Selmon finished high school and worked a wide variety of jobs. He cut firewood, worked in lumber camps, hauled logs on a truck and worked for the state highway department. He was paid about $3 a day and sometime that was hard to get. "There wasn't much work around," he said.
Town Council minutes indicated Selmon was appointed the policeman for the town of Franklin on Nov. 15, 1954, "to serve as long as his services prove to be satisfactory."
His town cop duties likely included walking the streets to maintain security, keeping local kids in line and arresting any drunks who might cause a disturbance, according to current Magistrate Leland Propst, who was a high school student at the time Selmon served in law enforcement. He recalls Selmon being a very tall, impressive person.
A 1955 Pendleton Times front page story indicated Selmon retired on Sept. 12 and was replaced by H.R. Shepherd in October.
On Nov. 10, 1956, Selmon married, Alice, who was his "partner" for 54 years until her death on Feb. 12, 2011. In recalling their days of courtship, Selmon said there was a path worn to Alice's house.
"It was about 20 miles from my house, but I would outrun a horse to get to see her. I wanted to hurry up and get there. Her parents did not always want me to see her, but we would slip away. ...When we got married, we ran off. I didn't ask her dad," Selmon said.
After that, they lived with Alice's mom.
"We had no house of our own for a long time. I worked in the woods and came home on weekends."
Their marriage was described as a partnership. Selmon hauled logs in the lumber camps, while Alice worked at home. One of her chores was preparing the hay for Otis to bale when he returned for the weekend.
The couple eventually bought a small house on a farm in Cherry Grove and raised Alice's son, and their son, Mason.
Selmon liked to hunt and fish. He caught trout and suckers about a foot long which Alice would fix to eat. "They were really good," he recalled.

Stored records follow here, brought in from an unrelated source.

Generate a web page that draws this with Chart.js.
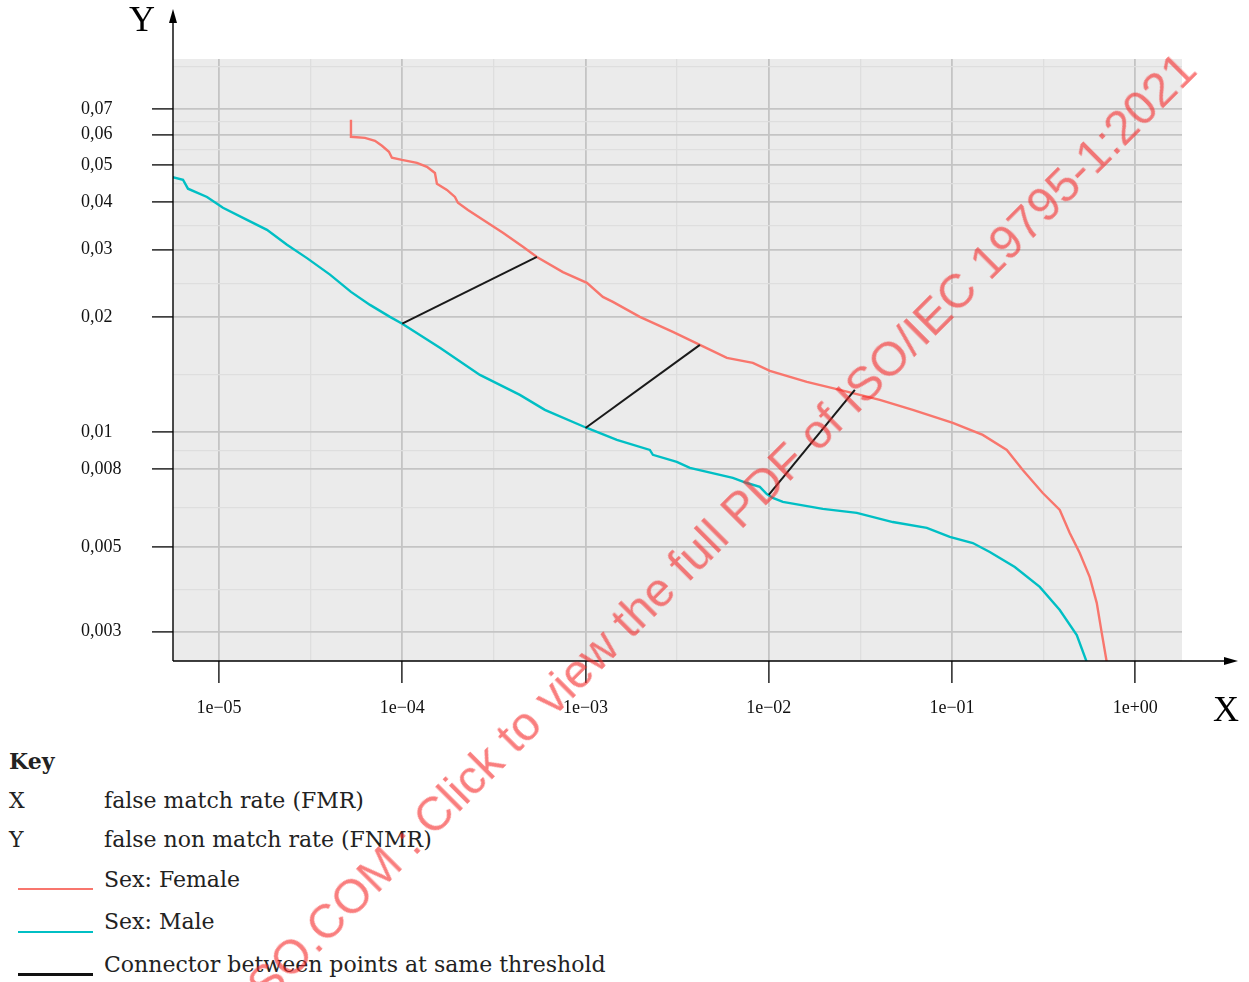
<!DOCTYPE html>
<html>
<head>
<meta charset="utf-8">
<script src="https://cdn.jsdelivr.net/npm/chart.js@4.4.1/dist/chart.umd.min.js"></script>
<style>
  body { margin: 0; background: #fff; width: 1249px; height: 982px; overflow: hidden; position: relative; }
  #wrap { position: absolute; left: 0; top: 0; width: 1249px; height: 740px; }
  .key { position: absolute; font-family: 'DejaVu Serif', serif; font-size: 22px; color: #222; line-height: 30px; white-space: nowrap; }
  .swatch { position: absolute; left: 18px; width: 75px; height: 2px; }
  #wm {
    position: absolute; right: 44px; top: 30px;
    font: 48px 'Liberation Sans', Arial, sans-serif; line-height: 48px;
    color: rgba(245, 40, 40, 0.6); white-space: nowrap;
    transform-origin: 100% 100%; transform: rotate(-45deg);
    pointer-events: none;
  }
</style>
</head>
<body>
<div id="wrap"><canvas id="chart" width="1249" height="740"></canvas></div>

<div class="key" style="left:9px; top:746px; font-weight:bold;">Key</div>
<div class="key" style="left:9px; top:786px;">X</div>
<div class="key" style="left:104px; top:786px;">false match rate (FMR)</div>
<div class="key" style="left:9px; top:825px;">Y</div>
<div class="key" style="left:104px; top:825px;">false non match rate (FNMR)</div>
<div class="swatch" style="top:888px; background:#F8766D;"></div>
<div class="key" style="left:104px; top:865px;">Sex: Female</div>
<div class="swatch" style="top:931px; background:#00BFC4;"></div>
<div class="key" style="left:104px; top:907px;">Sex: Male</div>
<div class="swatch" style="top:973px; height:3px; background:#111;"></div>
<div class="key" style="left:104px; top:950px;">Connector between points at same threshold</div>

<div id="wm">STANDARDSISO.COM : Click to view the full PDF of ISO/IEC 19795-1:2021</div>

<script>
// FMR / FNMR
const femaleFmr = [5.25e-5, 5.25e-5, 6.26e-5, 7.10e-5, 7.75e-5, 8.46e-5, 8.78e-5, 9.96e-5, 1.203e-4, 1.364e-4,
  1.508e-4, 1.546e-4, 1.753e-4, 1.939e-4, 2.013e-4, 2.283e-4, 2.756e-4, 3.543e-4, 4.556e-4, 5.43e-4,
  7.53e-4, 1.018e-3, 1.244e-3, 1.411e-3, 1.980e-3, 2.998e-3, 4.21e-3, 5.91e-3, 8.19e-3, 0.01014,
  0.01614, 0.02443, 0.04037, 0.0611, 0.1010, 0.1472, 0.1991, 0.2434, 0.3129, 0.3875,
  0.4392, 0.4979, 0.5646, 0.6166, 0.6566, 0.6991];
const femaleFnmr = [0.0656, 0.0592, 0.0588, 0.0578, 0.0561, 0.0541, 0.0522, 0.0515, 0.0506, 0.0494,
  0.0476, 0.0446, 0.0430, 0.0412, 0.0398, 0.0381, 0.0359, 0.0332, 0.0305, 0.0287,
  0.0262, 0.02455, 0.02256, 0.02189, 0.0200, 0.01827, 0.0169, 0.01562, 0.01516, 0.01444,
  0.01352, 0.01288, 0.01213, 0.01142, 0.01056, 0.00982, 0.00897, 0.00795, 0.00692, 0.00625,
  0.00544, 0.00482, 0.00417, 0.00357, 0.00298, 0.0025];

const maleFmr = [5.5e-6, 6.36e-6, 6.77e-6, 8.60e-6, 1.051e-5, 1.422e-5, 1.827e-5, 2.350e-5, 3.021e-5, 4.033e-5,
  5.25e-5, 6.67e-5, 8.57e-5, 1.0e-4, 1.605e-4, 2.654e-4, 4.385e-4, 6.00e-4, 1.018e-3, 1.483e-3,
  2.245e-3, 2.332e-3, 3.15e-3, 3.712e-3, 6.37e-3, 7.60e-3, 8.94e-3, 9.76e-3, 0.01053, 0.01194,
  0.01973, 0.03024, 0.04753, 0.0729, 0.0973, 0.1299, 0.1608, 0.2202, 0.3013, 0.3875,
  0.4797, 0.5437];
const maleFnmr = [0.0465, 0.0457, 0.0433, 0.0412, 0.0386, 0.0359, 0.0338, 0.0309, 0.0285, 0.0258,
  0.02325, 0.0215, 0.0200, 0.0192, 0.0166, 0.0141, 0.0125, 0.01142, 0.01024, 0.00953,
  0.00897, 0.00871, 0.00835, 0.00805, 0.00758, 0.00735, 0.00718, 0.00688, 0.00672, 0.00656,
  0.00629, 0.00614, 0.00581, 0.00561, 0.00531, 0.00512, 0.00485, 0.00443, 0.00393, 0.00342,
  0.00294, 0.0025];

// connectors: male point -> female point at same threshold
const connMaleFmr = [1.0e-4, 1.0e-3, 0.01];
const connMaleFnmr = [0.0192, 0.01024, 0.00684];
const connFemaleFmr = [5.43e-4, 4.21e-3, 0.0295];
const connFemaleFnmr = [0.0287, 0.0169, 0.01288];

// axis breaks
const xMajor = [1e-5, 1e-4, 1e-3, 1e-2, 1e-1, 1];
const xMajorLabels = ['1e\u221205', '1e\u221204', '1e\u221203', '1e\u221202', '1e\u221201', '1e+00'];
const xMinor = [3.1623e-5, 3.1623e-4, 3.1623e-3, 0.031623, 0.31623];
const yMajor = [0.003, 0.005, 0.008, 0.01, 0.02, 0.03, 0.04, 0.05, 0.06, 0.07];
const yMajorLabels = ['0,003', '0,005', '0,008', '0,01', '0,02', '0,03', '0,04', '0,05', '0,06', '0,07'];
const yMinor = [0.003873, 0.006325, 0.008944, 0.014142, 0.024495, 0.034641, 0.044721, 0.054772, 0.064807, 0.0905];

const RED = '#F8766D';
const TEAL = '#00BFC4';

function pts(xs, ys) {
    return xs.map((x, i) => ({ x: x, y: ys[i] }));
}

const datasets = [
    { data: pts(femaleFmr, femaleFnmr), borderColor: RED, borderWidth: 2.4, order: 2 },
    { data: pts(maleFmr, maleFnmr), borderColor: TEAL, borderWidth: 2.4, order: 2 }
];
connMaleFmr.forEach((v, i) => {
    datasets.push({
        data: [{ x: v, y: connMaleFnmr[i] }, { x: connFemaleFmr[i], y: connFemaleFnmr[i] }],
        borderColor: '#1a1a1a', borderWidth: 2, order: 1
    });
});
datasets.forEach(d => { d.pointRadius = 0; d.fill = false; d.tension = 0; });

const isMajor = (list, v) => list.some(m => Math.abs(m - v) / m < 1e-6);

// grey panel + arrowed axis lines and axis letters
const decor = {
    id: 'decor',
    beforeDraw(chart) {
        const { ctx, chartArea: a } = chart;
        ctx.save();
        ctx.fillStyle = '#ebebeb';
        ctx.fillRect(a.left, a.top, a.right - a.left, a.bottom - a.top);
        ctx.restore();
    },
    afterDraw(chart) {
        const { ctx, chartArea: a } = chart;
        ctx.save();
        ctx.strokeStyle = '#000';
        ctx.fillStyle = '#000';
        ctx.lineWidth = 1.4;
        ctx.beginPath();
        ctx.moveTo(a.left, a.bottom);
        ctx.lineTo(a.left, 16);
        ctx.moveTo(a.left, a.bottom);
        ctx.lineTo(1228, a.bottom);
        ctx.stroke();
        // arrow heads
        ctx.beginPath();
        ctx.moveTo(a.left, 9);
        ctx.lineTo(a.left - 4, 23);
        ctx.lineTo(a.left + 4, 23);
        ctx.closePath();
        ctx.fill();
        ctx.beginPath();
        ctx.moveTo(1238, a.bottom);
        ctx.lineTo(1224, a.bottom - 4);
        ctx.lineTo(1224, a.bottom + 4);
        ctx.closePath();
        ctx.fill();
        ctx.font = '36px "Liberation Serif", serif';
        ctx.textAlign = 'center';
        ctx.textBaseline = 'middle';
        ctx.fillText('Y', 142, 22);
        ctx.fillText('X', 1226, 712);
        ctx.restore();
    }
};

new Chart(document.getElementById('chart'), {
    type: 'line',
    data: { datasets: datasets },
    plugins: [decor],
    options: {
        responsive: false,
        animation: false,
        layout: { padding: { left: 81, top: 59, right: 67, bottom: 0 } },
        plugins: { legend: { display: false }, tooltip: { enabled: false } },
        scales: {
            x: {
                type: 'logarithmic',
                min: 5.61e-6,
                max: 1.80,
                afterBuildTicks: s => { s.ticks = xMajor.concat(xMinor).sort((a, b) => a - b).map(v => ({ value: v })); },
                afterFit: s => { s.height = 79; },
                border: { display: false },
                grid: {
                    color: c => isMajor(xMajor, c.tick.value) ? '#c4c4c4' : '#dedede',
                    lineWidth: c => isMajor(xMajor, c.tick.value) ? 1.8 : 1.3,
                    tickColor: c => isMajor(xMajor, c.tick.value) ? '#000' : 'rgba(0,0,0,0)',
                    tickWidth: 1.3,
                    tickLength: 22
                },
                ticks: {
                    autoSkip: false,
                    maxRotation: 0,
                    padding: 14,
                    color: '#111',
                    font: { family: '"Liberation Serif", serif', size: 18 },
                    callback: v => { const i = xMajor.findIndex(m => Math.abs(m - v) / m < 1e-6); return i >= 0 ? xMajorLabels[i] : ''; }
                }
            },
            y: {
                type: 'logarithmic',
                min: 0.002515,
                max: 0.0946,
                afterBuildTicks: s => { s.ticks = yMajor.concat(yMinor).sort((a, b) => a - b).map(v => ({ value: v })); },
                afterFit: s => { s.width = 92; },
                border: { display: false },
                grid: {
                    color: c => isMajor(yMajor, c.tick.value) ? '#c4c4c4' : '#dedede',
                    lineWidth: c => isMajor(yMajor, c.tick.value) ? 1.8 : 1.3,
                    tickColor: c => isMajor(yMajor, c.tick.value) ? '#000' : 'rgba(0,0,0,0)',
                    tickWidth: 1.3,
                    tickLength: 21
                },
                ticks: {
                    autoSkip: false,
                    crossAlign: 'far',
                    color: '#111',
                    font: { family: '"Liberation Serif", serif', size: 18 },
                    callback: v => { const i = yMajor.findIndex(m => Math.abs(m - v) / m < 1e-6); return i >= 0 ? yMajorLabels[i] : ''; }
                }
            }
        }
    }
});
</script>
</body>
</html>
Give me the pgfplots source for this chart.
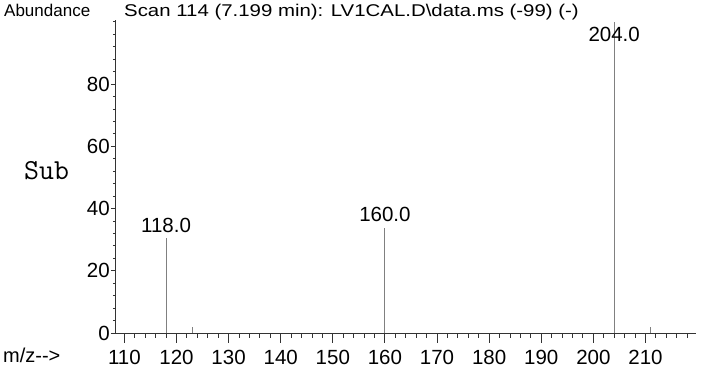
\documentclass[border=0pt]{standalone}
\usepackage{fontspec}
\setmainfont{Liberation Sans}
\usepackage{pgfplots}
\pgfplotsset{compat=1.18}

\definecolor{peakgray}{HTML}{808080}
\definecolor{axisgray}{HTML}{333333}

\begin{document}
\begin{tikzpicture}[x=1pt,y=1pt]
\useasboundingbox (0,0) rectangle (702,371);

% peaks and x axis
\begin{axis}[
	at={(115pt,38pt)}, anchor=south west,
	scale only axis, width=581pt, height=313pt,
	xmin=108.2, xmax=219.7, ymin=0, ymax=100.6,
	axis x line=bottom, axis y line=none,
	axis line style={-, line width=0.9pt, axisgray},
	xtick={110,120,...,210}, minor x tick num=4,
	extra x ticks={108,212,214,216,218}, extra x tick labels={},
	extra x tick style={major tick length=5pt},
	tick align=outside, major tick length=10pt, minor tick length=5pt,
	tick style={line width=0.9pt, axisgray},
	/pgf/number format/assume math mode=true,
	xticklabel style={font=\fontsize{20.5}{22}\selectfont, inner sep=0pt, yshift=-6.5pt},
	clip=false,
]
\addplot[ycomb, peakgray, line width=1.1pt, mark=none]
	coordinates {(118,30.5) (123,2) (160,33.8) (204,100) (211,2)};
\addplot[only marks, mark=none, nodes near coords, point meta=explicit symbolic,
	nodes near coords style={anchor=base, inner sep=0pt, font=\fontsize{20.5}{22}\selectfont}]
	coordinates {(118,32.2)[118.0] (160,35.7)[160.0] (204,93.7)[204.0]};
\end{axis}

% y axis
\begin{axis}[
	at={(115pt,38pt)}, anchor=south west,
	scale only axis, width=581pt, height=313pt,
	xmin=108.2, xmax=219.7, ymin=0, ymax=100.6,
	axis y line=left, axis x line=none,
	axis line style={-, line width=0.9pt, axisgray},
	ytick={0,20,...,80}, minor y tick num=4,
	extra y ticks={84,88,92,96,100}, extra y tick labels={},
	extra y tick style={major tick length=2pt},
	tick align=outside, major tick length=4pt, minor tick length=2pt,
	tick style={line width=0.9pt, axisgray},
	/pgf/number format/assume math mode=true,
	yticklabel style={font=\fontsize{20.5}{22}\selectfont, inner sep=0pt, anchor=east, xshift=-1pt},
]
\addplot[draw=none] coordinates {(110,0)};
\end{axis}

\node[anchor=base west, inner sep=0pt, font=\fontsize{17}{20}\selectfont] at (4,354) {Abundance};
\node[anchor=base, inner sep=0pt, xscale=1.2, font=\fontsize{17}{20}\selectfont] at (351.5,354)
	{Scan 114 (7.199 min): LV1CAL.D\textbackslash data.ms (-99) (-)};
\node[anchor=base west, inner sep=0pt, font=\ttfamily\fontsize{29}{32}\selectfont] at (24,191.5) {Sub};
\node[anchor=base west, inner sep=0pt, font=\fontsize{20}{22}\selectfont] at (3,8) {m/z{-}{-}>};
\end{tikzpicture}
\end{document}
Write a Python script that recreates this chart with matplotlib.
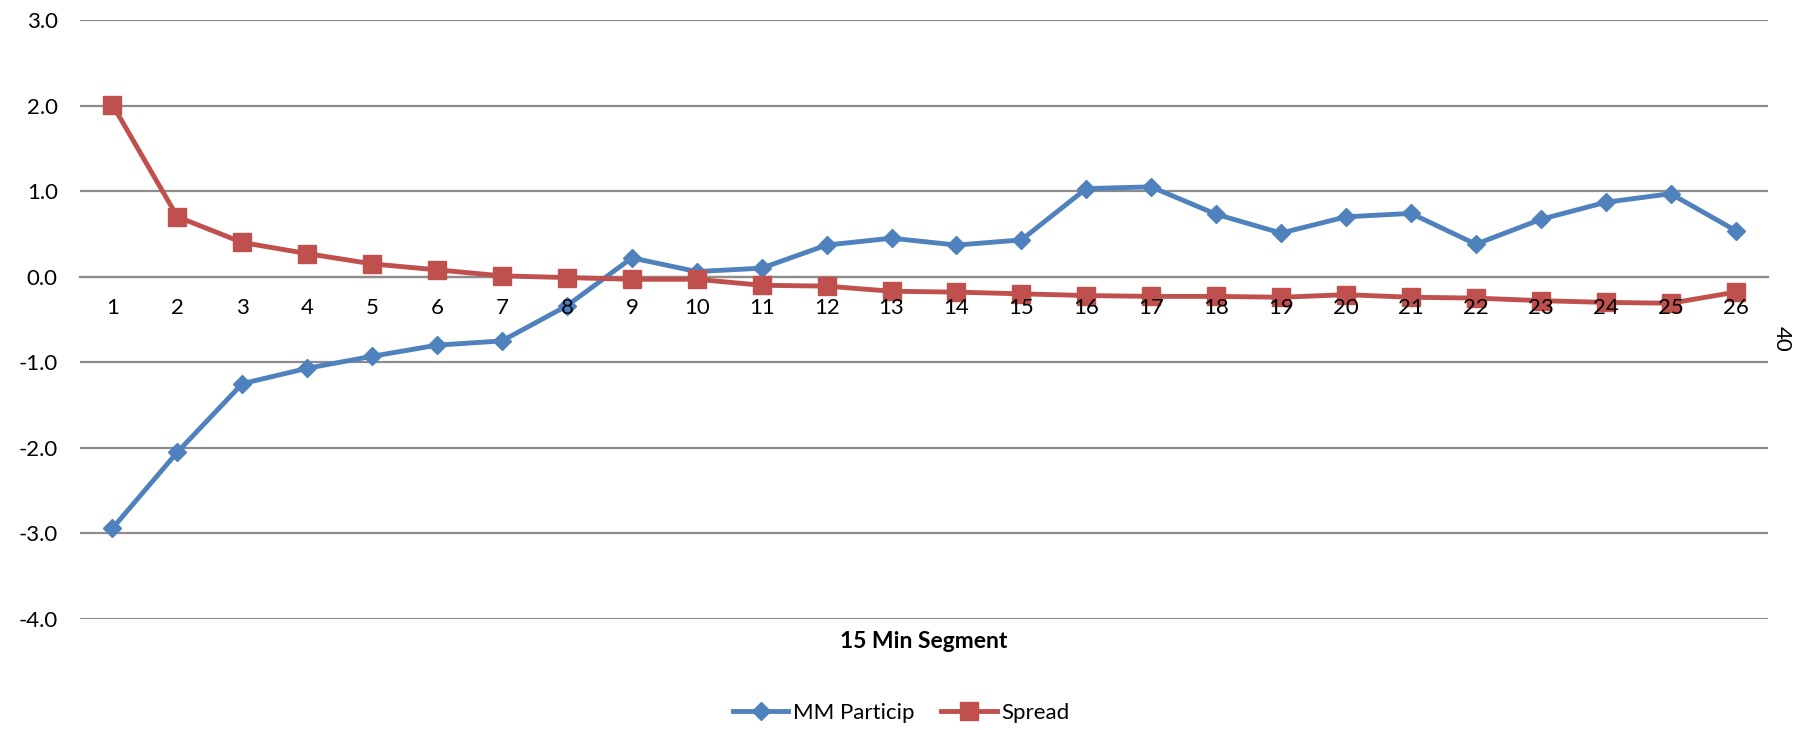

The couple later moved to the Pendleton Manor and were featured in the facility's newsletter Highlights.
"You have to get along the best you can. Sometimes you might get aggravated, but you have to work it out," Alice said in a 2010 edition of Highlights.
"We quarreled once in a while, but everybody does," Selmon added.
The couple was happy at Pendleton Manor, and Selmon says he still expects to see Alice when he turns his wheelchair around the next corner.
Selmon celebrated his 102nd birthday at Pendleton Manor on March 31.
"Everything is good now. People have been good to me," Selmon added.